MCN’s David Poland let his guard down a couple of days ago: “I am, like my father, a softie. This always feels odd coming out of my mouth (or fingers) as there seem to be so many people who want to tell me what a mean person I am. And I certainly have been mean at times. But I tend to believe that by ‘mean’ what is really being expressed is that I hit a tender spot with my words and left a mark.”

Wells comment: You can be mean with your keyboard but not with your fingers. All writers are softies of one kind or another. I’ve never found David to be especially “mean.” Judgmental, yes — he’s the only guy who’s ever dropped me as a friend. But judgment and condemnation go with the territory. I remember listening to a couple of Poland tirades about my shortcomings that were so severe that the only commensurate response, it seemed, was suicide. I decided to push on.

Back to Poland: “There was a time when I was more reckless with this skill. In those early years of The Hot Button, I just hit ‘publish’ and kept working. I was amused by my ability to cause an emotional response (good or bad) from people more powerful than I. As time passed, I came to understand — finally — that we are (mostly) all vulnerable in similar ways. [So I gradually] got out of the business of reporting on misery — jobs lost, companies failing, etc. The failures of others are not a form of amusement.

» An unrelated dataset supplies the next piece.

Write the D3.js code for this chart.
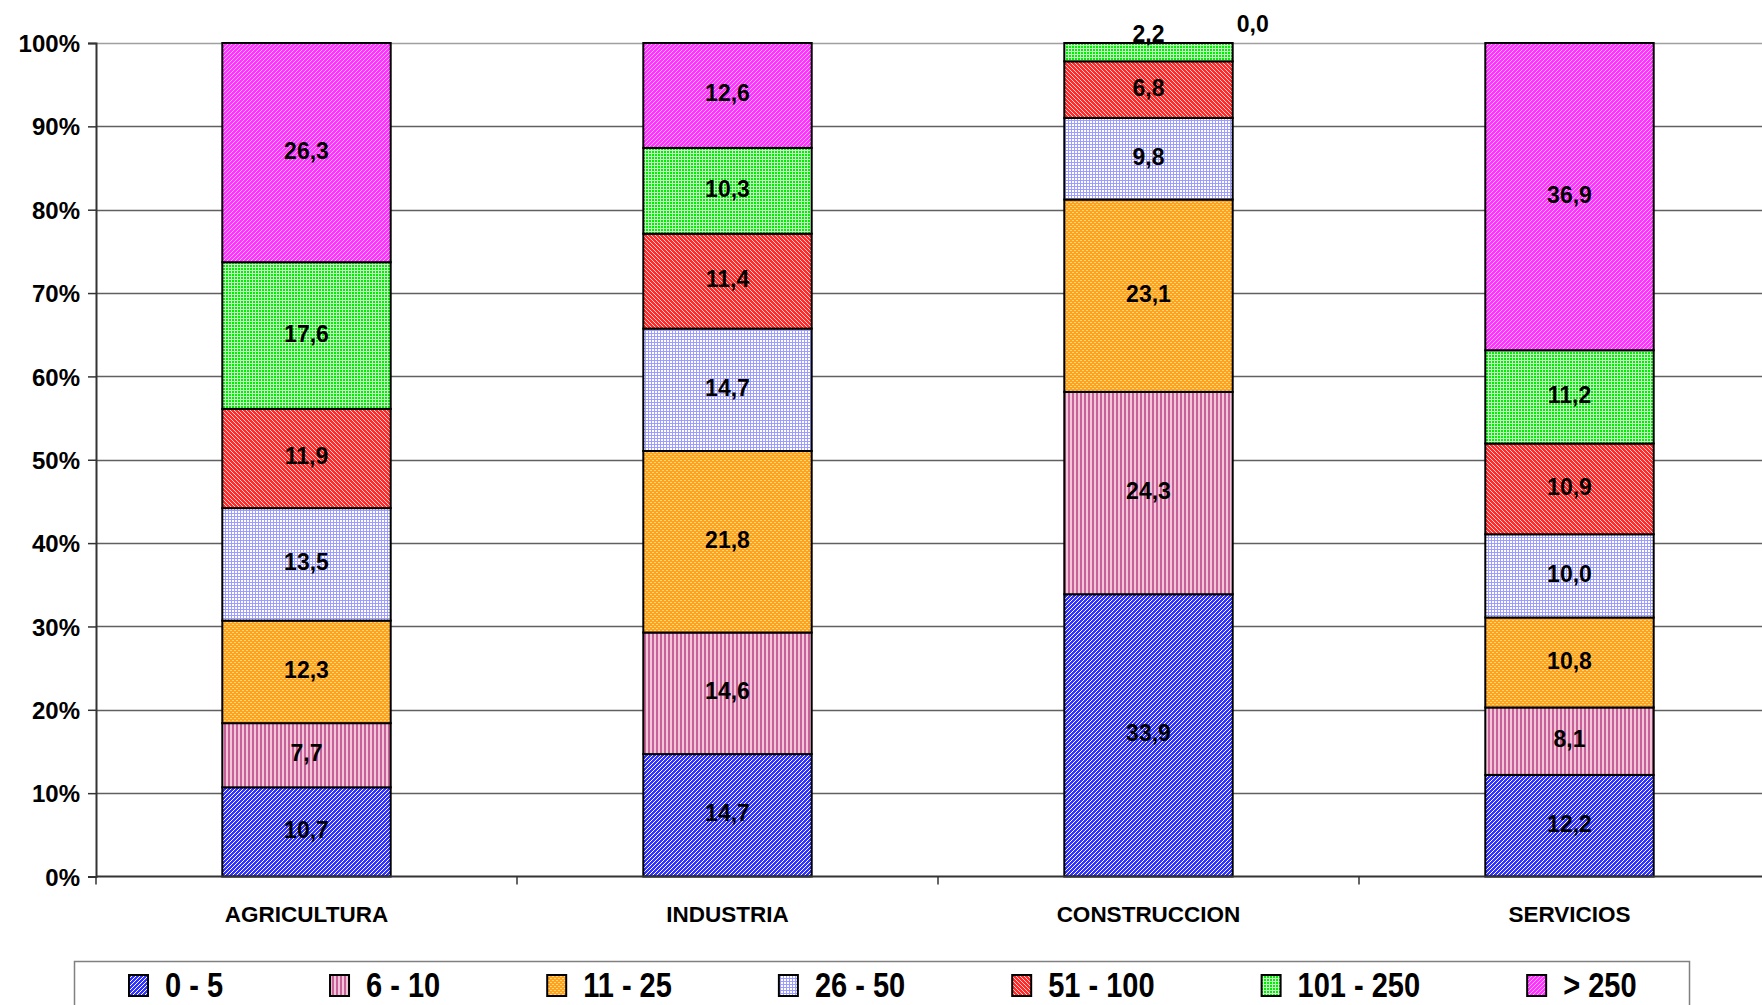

“Of course, this didn’t preclude some people and/or studios from having insanely thin skin. If you are playing in the big stadium, you have to be able to take the shots you have coming. The same is true of journalists. Much of the anger held towards me comes from headlines in the early days of Movie City News. I could be brutally direct. And 17 years later, it still comes up. But the age of Finke-ian entertainment journalism and the support of it by non-journalists like Jay Penske has led to an era of all-suck-up or all-rage coverage. [In this regard] I am a tweener. I believe in people. I believe in forgiveness. I believe in the inherent kindness of which we are all capable.”

Wells comment: I’m sensing that David sees Hollywood Elsewhere…oh, that’s right, David ignores me. But if he didn’t he would probably categorize HE as an all-rage thing. Well, I see myself as a samurai tweener. Nothing is more fearful to me than community opinions that the stuff I write is tedious or humdrum. And every writer knows that the only stuff worth posting comes straight from the heart or gut. But if you don’t feel love now and then (you need to show it roughly 15% or 20% of the time, which corresponds to the percentage of movies, cable series and whatnot that are worth watching) you’ll bore your readers. All-rage, all-the-time is just as bad as suck-up journalism. So I really do strive for some kind of balance. And when that’s not working, I can always dive-bomb into some quirky personal episode or opinion. Or something political.